Б. Стругацкий вспоминает, что в молодости увлекался джазом, и говорит, что его привлекал «знакомый душок запретности». «Немножко запрещать надо обязательно, – пишет он, – особенно если хотите завлечь молодёжь»[126]
. Если перебросить мостик к позднему этапу их творчества, когда многие их тексты получили славу «запретных», и эта репутация Стругацкими активно поддерживалась, можно выдвинуть предположение, что такой уход в запретность был не столько акцией протеста, сколько своеобразным рекламным ходом.Борис Стругацкий до 1953 года – студент-астроном, придерживается менее радикальных взглядов, чем брат, и несколько хуже ориентируется в событиях современности. Но и он вспоминает о своей молодости как о времени абсолютной веры в И. В. Сталина: «Споры с друзьями-студентами. Компания ребят – очень умненьких, очень начитанных, очень интеллигентных… «Если вдруг заболеет товарищ Сталин, – говорили мы друг другу, покачиваясь со стаканом хереса в руке, – что важнее? Здоровье товарища Сталина или моя жизнь?» И это – на полном серьезе! Если бы кому-нибудь пришла в голову мысль шутить на такую тему, могли бы просто побить»[127]
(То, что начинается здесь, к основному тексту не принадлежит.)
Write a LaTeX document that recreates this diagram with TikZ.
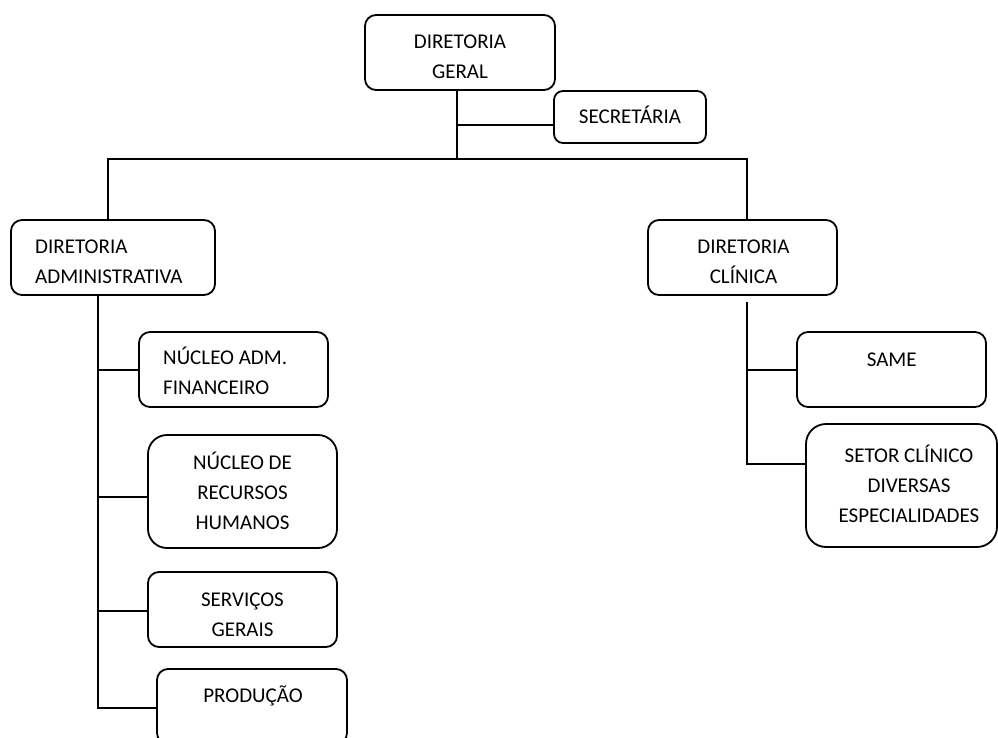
\documentclass[tikz,border=0pt]{standalone}
\usepackage{fontspec}
\setmainfont{Carlito}
\newcommand\st{\rule[-0.25em]{0pt}{1.132em}}
\begin{document}
\begin{tikzpicture}[x=1pt,y=-1pt,
  bx/.style={draw=black, line width=1.8pt, inner sep=0pt, fill=white},
  txt/.style={inner sep=0pt, font=\fontsize{21}{30}\selectfont, text=black},
  conn/.style={draw=black, line width=1.8pt, line join=miter}]
\clip (0,0) rectangle (998,738);
\fill[white] (0,0) rectangle (998,738);

% boxes
\node[bx, minimum width=190pt, minimum height=75pt, rounded corners=11pt] (ger) at (460,52.5) {};
\node[bx, minimum width=152pt, minimum height=52pt, rounded corners=9pt] (sec) at (630,117) {};
\node[bx, minimum width=204pt, minimum height=75pt, rounded corners=11pt] (adm) at (113,257.5) {};
\node[bx, minimum width=189pt, minimum height=75pt, rounded corners=11pt] (cli) at (742.5,257.5) {};
\node[bx, minimum width=189pt, minimum height=75pt, rounded corners=11pt] (nf) at (233.5,369.5) {};
\node[bx, minimum width=189pt, minimum height=113pt, rounded corners=19pt] (rh) at (242.5,491.5) {};
\node[bx, minimum width=189pt, minimum height=75pt, rounded corners=11pt] (sg) at (242.5,609.5) {};
\node[bx, minimum width=190pt, minimum height=75pt, rounded corners=11pt] (pr) at (252,706.5) {};
\node[bx, minimum width=189pt, minimum height=75pt, rounded corners=11pt] (same) at (891.5,369.5) {};
\node[bx, minimum width=191pt, minimum height=123pt, rounded corners=20pt] (set) at (901.5,485.5) {};

% texts
\node[txt, align=center] (ger-t) at (460,56.7) {\st DIRETORIA\\\st GERAL};
\node[txt, align=center] (sec-t) at (630,116.7) {\st SECRETÁRIA};
\node[txt, align=left, anchor=west] (adm-t) at (35,261.7) {\st DIRETORIA\\\st ADMINISTRATIVA};
\node[txt, align=center] (cli-t) at (743.5,261.7) {\st DIRETORIA\\\st CLÍNICA};
\node[txt, align=left, anchor=west] (nf-t) at (163,373.3) {\st NÚCLEO ADM.\\\st FINANCEIRO};
\node[txt, align=center] (rh-t) at (242.5,493.3) {\st NÚCLEO DE\\\st RECURSOS\\\st HUMANOS};
\node[txt, align=center] (sg-t) at (242.5,614.7) {\st SERVIÇOS\\\st GERAIS};
\node[txt, align=center] (pr-t) at (253,696) {\st PRODUÇÃO};
\node[txt, align=center] (same-t) at (891.7,359.7) {\st SAME};
\node[txt, align=center] (set-t) at (909,486.3) {\st SETOR CLÍNICO\\\st DIVERSAS\\\st ESPECIALIDADES};

% connector points
\coordinate (g1) at (457,125);
\coordinate (g2) at (457,159);
\coordinate (busL) at (108,159);
\coordinate (busR) at (747,159);
\coordinate (l1) at (98,370);
\coordinate (l2) at (98,497);
\coordinate (l3) at (98,611);
\coordinate (l4) at (98,708);
\coordinate (r0) at (747,302);
\coordinate (r1) at (747,370);
\coordinate (r2) at (747,464);

% connectors
\draw[conn] (ger.south -| g2) -- (g2);
\draw[conn] (g1) -- (g1 -| sec.west);
\draw[conn] (busL |- adm.north) -- (busL) -- (busR) -- (busR |- cli.north);
\draw[conn] (l1 |- adm.south) -- (l4) -- (l4 -| pr.west);
\draw[conn] (l1) -- (l1 -| nf.west);
\draw[conn] (l2) -- (l2 -| rh.west);
\draw[conn] (l3) -- (l3 -| sg.west);
\draw[conn] (r0) -- (r2) -- (r2 -| set.west);
\draw[conn] (r1) -- (r1 -| same.west);
\end{tikzpicture}
\end{document}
. Этот эпизод относится к 1949 г.Таким образом, если для А. Стругацкого в начале 50-х гг. характерна твёрдая прокоммунистическая и просталинская позиция, то Б. Стругацкий, прошедший иной жизненный путь, и менее глубоко увлекавшийся политикой и событиями современности, не имел чёткой идеологической позиции. На бытовом уровне, как и многие его современники, он заявлял о готовности умереть за Сталина, но XX съезд нанес определенный удар по его позиции.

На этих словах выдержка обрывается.